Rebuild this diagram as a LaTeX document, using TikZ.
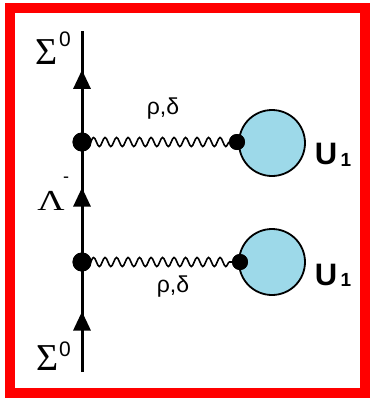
\documentclass[tikz,border=0pt]{standalone}
\usepackage{fontspec}
\setmainfont{Liberation Serif}
\newfontfamily\sansf{Liberation Sans}
\usetikzlibrary{arrows.meta,decorations.pathmorphing,decorations.markings}
\definecolor{loopblue}{RGB}{157,217,233}
\definecolor{frame}{RGB}{255,0,0}
\tikzset{
  vtx/.style={circle,fill=black,inner sep=0pt,minimum size=19pt},
  sdot/.style={circle,fill=black,inner sep=0pt,minimum size=16pt},
  loopc/.style={circle,draw=black,fill=loopblue,line width=1.8pt,inner sep=0pt,minimum size=66pt},
  fermion/.style={line width=3pt},
  midarrow/.style={postaction={decorate},decoration={markings,mark=at position #1 with {\arrow{Triangle[length=19pt,width=17pt]}}}},
  wavy/.style={line width=1.6pt,decorate,decoration={snake,amplitude=4.5pt,segment length=11.5pt,pre length=8pt,post length=6pt}},
  lbl/.style={inner sep=0pt,font=\sansf\fontsize{23}{23}\selectfont}
}
\begin{document}
\begin{tikzpicture}[x=1pt,y=-1pt]
\useasboundingbox (0,0) rectangle (370,400);
\fill[white] (0,0) rectangle (370,400);
\draw[frame,line width=10pt] (10,8) rectangle (365,393);
% fermion line
\coordinate (bot) at (82,372);
\coordinate (top) at (82,31);
\node[vtx] (v1) at (82,262) {};
\node[vtx] (v2) at (82,142) {};
\draw[fermion,midarrow=0.55] (bot) -- (v1.center);
\draw[fermion,midarrow=0.62] (v1.center) -- (v2.center);
\draw[fermion,midarrow=0.65] (v2.center) -- (top);
% loops
\node[loopc] (L2) at (272,143) {};
\node[loopc] (L1) at (272,262) {};
\node[sdot] (d2) at (237,142) {};
\node[sdot] (d1) at (240,262) {};
\draw[wavy] (v2.center) -- (d2.center);
\draw[wavy] (v1.center) -- (d1.center);
\node[sdot] at (d2) {};
\node[sdot] at (d1) {};
\node[vtx] at (v1) {};
\node[vtx] at (v2) {};
% labels
\node[inner sep=0pt,font=\fontsize{38}{38}\selectfont] (s1) at (47,52) {Σ};
\node[inner sep=0pt,font=\sansf\fontsize{21}{21}\selectfont] (s1e) at (65,39) {0};
\node[inner sep=0pt,font=\fontsize{38}{38}\selectfont] (s2) at (48,358) {Σ};
\node[inner sep=0pt,font=\sansf\fontsize{21}{21}\selectfont] (s2e) at (65,349) {0};
\node[inner sep=0pt,font=\fontsize{29}{29}\selectfont] (lam) at (51,201) {\scalebox{1.3}[1]{Λ}};
\node[inner sep=0pt,font=\sansf\fontsize{18}{18}\selectfont] (lame) at (66,180) {-};
\node[lbl] (r2) at (163,109) {ρ,δ};
\node[lbl] (r1) at (173,287) {ρ,δ};
\node[inner sep=0pt,font=\sansf\bfseries\fontsize{31}{31}\selectfont] (u2) at (326,154) {U};
\node[inner sep=0pt,font=\sansf\bfseries\fontsize{19}{19}\selectfont] (u2s) at (346,160) {1};
\node[inner sep=0pt,font=\sansf\bfseries\fontsize{31}{31}\selectfont] (u1) at (326,275) {U};
\node[inner sep=0pt,font=\sansf\bfseries\fontsize{19}{19}\selectfont] (u1s) at (346,280) {1};
\end{tikzpicture}
\end{document}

Request - Output an exact copy of the material, with the pictures removed.

Solution to the exercise -
Rebuild this diagram as a LaTeX document, using TikZ.
\documentclass[tikz,border=0pt]{standalone}
\usepackage{fontspec}
\setmainfont{Liberation Serif}
\newfontfamily\sansf{Liberation Sans}
\usetikzlibrary{arrows.meta,decorations.pathmorphing,decorations.markings}
\definecolor{loopblue}{RGB}{157,217,233}
\definecolor{frame}{RGB}{255,0,0}
\tikzset{
  vtx/.style={circle,fill=black,inner sep=0pt,minimum size=19pt},
  sdot/.style={circle,fill=black,inner sep=0pt,minimum size=16pt},
  loopc/.style={circle,draw=black,fill=loopblue,line width=1.8pt,inner sep=0pt,minimum size=66pt},
  fermion/.style={line width=3pt},
  midarrow/.style={postaction={decorate},decoration={markings,mark=at position #1 with {\arrow{Triangle[length=19pt,width=17pt]}}}},
  wavy/.style={line width=1.6pt,decorate,decoration={snake,amplitude=4.5pt,segment length=11.5pt,pre length=8pt,post length=6pt}},
  lbl/.style={inner sep=0pt,font=\sansf\fontsize{23}{23}\selectfont}
}
\begin{document}
\begin{tikzpicture}[x=1pt,y=-1pt]
\useasboundingbox (0,0) rectangle (370,400);
\fill[white] (0,0) rectangle (370,400);
\draw[frame,line width=10pt] (10,8) rectangle (365,393);
% fermion line
\coordinate (bot) at (82,372);
\coordinate (top) at (82,31);
\node[vtx] (v1) at (82,262) {};
\node[vtx] (v2) at (82,142) {};
\draw[fermion,midarrow=0.55] (bot) -- (v1.center);
\draw[fermion,midarrow=0.62] (v1.center) -- (v2.center);
\draw[fermion,midarrow=0.65] (v2.center) -- (top);
% loops
\node[loopc] (L2) at (272,143) {};
\node[loopc] (L1) at (272,262) {};
\node[sdot] (d2) at (237,142) {};
\node[sdot] (d1) at (240,262) {};
\draw[wavy] (v2.center) -- (d2.center);
\draw[wavy] (v1.center) -- (d1.center);
\node[sdot] at (d2) {};
\node[sdot] at (d1) {};
\node[vtx] at (v1) {};
\node[vtx] at (v2) {};
% labels
\node[inner sep=0pt,font=\fontsize{38}{38}\selectfont] (s1) at (47,52) {Σ};
\node[inner sep=0pt,font=\sansf\fontsize{21}{21}\selectfont] (s1e) at (65,39) {0};
\node[inner sep=0pt,font=\fontsize{38}{38}\selectfont] (s2) at (48,358) {Σ};
\node[inner sep=0pt,font=\sansf\fontsize{21}{21}\selectfont] (s2e) at (65,349) {0};
\node[inner sep=0pt,font=\fontsize{29}{29}\selectfont] (lam) at (51,201) {\scalebox{1.3}[1]{Λ}};
\node[inner sep=0pt,font=\sansf\fontsize{18}{18}\selectfont] (lame) at (66,180) {-};
\node[lbl] (r2) at (163,109) {ρ,δ};
\node[lbl] (r1) at (173,287) {ρ,δ};
\node[inner sep=0pt,font=\sansf\bfseries\fontsize{31}{31}\selectfont] (u2) at (326,154) {U};
\node[inner sep=0pt,font=\sansf\bfseries\fontsize{19}{19}\selectfont] (u2s) at (346,160) {1};
\node[inner sep=0pt,font=\sansf\bfseries\fontsize{31}{31}\selectfont] (u1) at (326,275) {U};
\node[inner sep=0pt,font=\sansf\bfseries\fontsize{19}{19}\selectfont] (u1s) at (346,280) {1};
\end{tikzpicture}
\end{document}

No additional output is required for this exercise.